Sunday, February 10, 2013

Categories of numbers from data


I think some programmers approach numbers in the wrong way when solving data problems. 

Wikipedia hosts a comprehensive list of types of numbers. They are all important, although when implementing code we rarely get to think in these terms. Numbers and their relationship to computers is a shorter list. This is where most programmers spend the majority of their time thinking and working. Here are the big three:
  • Integers
  • Floats
  • Bignum or Arbitrary precision
The distinction of each is in how these numbers are treated in the memory of the computer. Different languages have different implementations. Know that integers and floats have fixed sizes and using a bignum is less efficient. If you put too big of a number in fixed size memory it will be concatenated or run over into adjacent memory and cause problems. Dealing with bignum or arbitrary precision numbers will slow down how fast your program runs.

I have an affinity for untyped and weakly typed programming languages because it allows me to spend more time in a different frame of mind. If you're not familiar with the terms: it doesn't mean that they are spoken word or that you hit the keys lighter, it has to do with how variables are declared. In an untyped language you just mostly just put data in the variables you create and the compiler figures out most of the details about whether to treat the data as a string, an integer, a float, or whatever. It makes writing code more enjoyable since only in a small set of circumstances do I ever really care about how that stuff is handled any way. Most untyped languages have ways of telling the computer specifically what to do when it matters.

This post is about that different frame of mind. I wanted to discuss a way of thinking about numbers that I rarely see addressed in literature or discussion that I think is important. It deals with how we need to think about these numbers when they appear in data. In my mind, numbers from data fall into these three categories.
  • ordinal
  • numeric (including cardinal)
  • nominal (aka categorical)
Statisticians care deeply about these categories. Some of my friends guffaw at how common sense dealing with numbers in this manner is; and they are right. You'll find them prominently listed in statistics literature, but not so much in computer science or programming books. I think they are important to computer science but their significance is largely ignored. As we approach data problems with computers, this categorization becomes more important.

A brief description of each:

Ordinal numbers, although they might not appear or be sorted into an order in the data, can be put into a sorted order. What's missing from ordinal numbers is the relative size or degree of the difference. They are most commonly represented by integers, but don't let that fool you.  They can be represented by other things as well even in some cases letters. An example of an ordinal number would be the ranking of winners in a race.
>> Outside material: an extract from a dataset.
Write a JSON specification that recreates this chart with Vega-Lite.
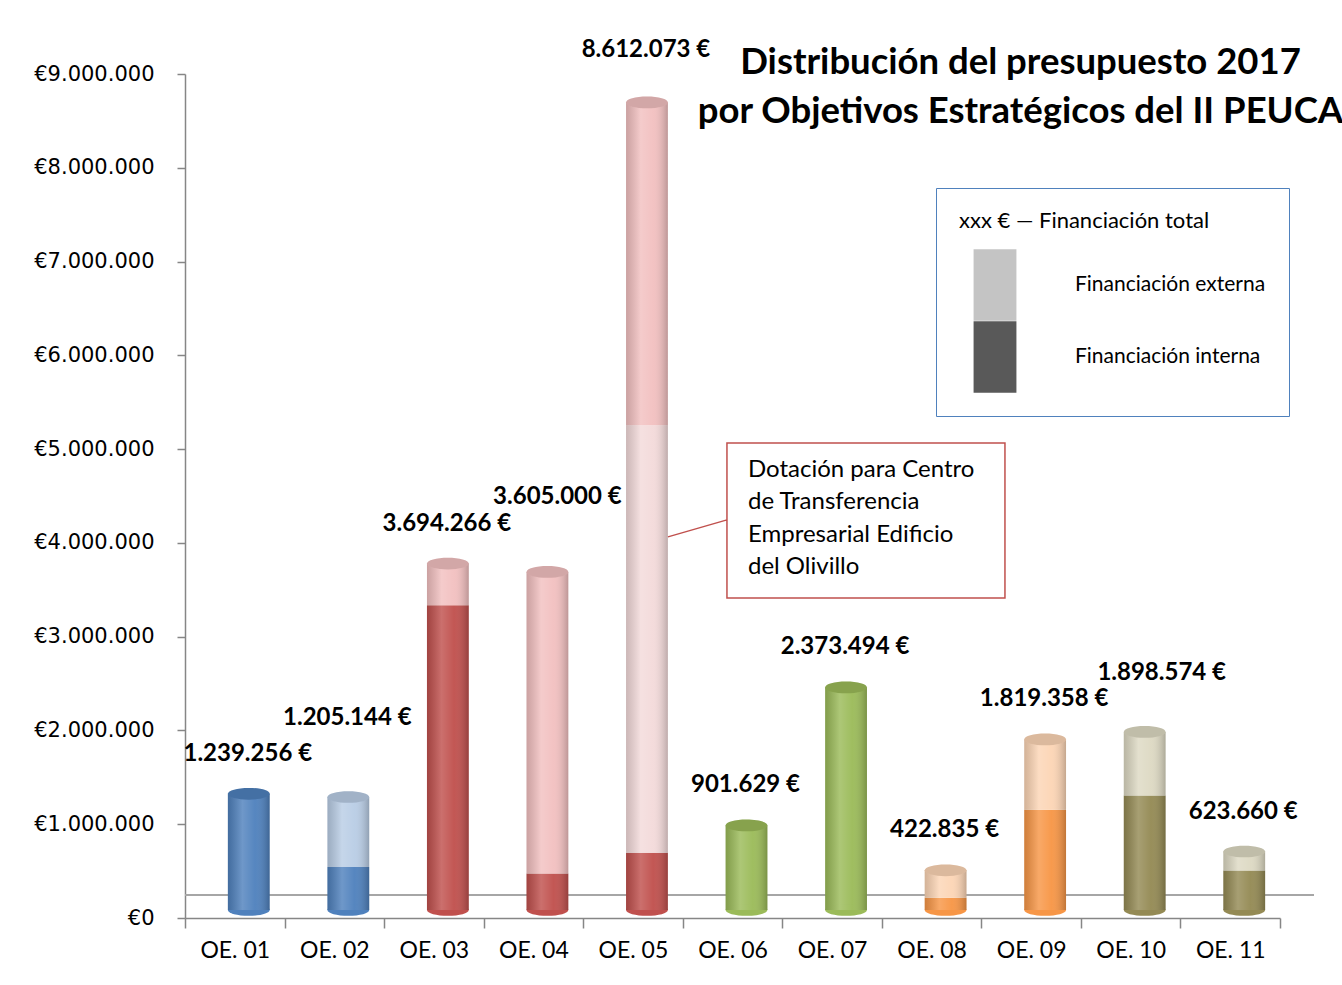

By looking at first and second place we know who is faster, but just going off of those numbers we can't tell how much faster.

Numeric numbers are similar to ordinal numbers, but give clues about relative differences. If we arranged a set of objects by weight their position would be ordinal and the weight would be numeric.

Categorical numbers simply serve as a unique identifier or an identifier of some category. A common example of these types of numbers is a part number or serial number on a piece of equipment. You can really get away with treating these as text in most circumstances. In real world data, people have a habit of sneaking in other characters when you don't expect them anyway (like dashes). Real world categorical numbers also tend to be multi-layered. A great example of this is phone numbers. The first three digits give information about a geographic region. If it's a cellular number from the United States, it was probably the geographic region the subscriber was at in 2005. I like that when phone numbers appear whole in a normalized relational database it creates a micro-instance of a denormalized data structure (don't tell your 1970 to late 1990s relational database professor, this was a sin back then). It doesn't really matter because of the context they usually appear in, but I always enjoyed that little nuance. In a future post I might discuss denormalized vs normalized structures and when they are both useful. It's probably one of the biggest decisions we make when designing an approach to a data problem.

I think approaching data problems by looking at numbers with these attributes in mind first is more productive than thinking about whether or not things will fit in memory. Too often I've seen consternation and wasted time as people try to force categorical numbers into a mechanism designed for integers. There's no need. Thinking about numbers in terms of ordinal, numeric, and categorical properties make those warehousing and analysis questions easier.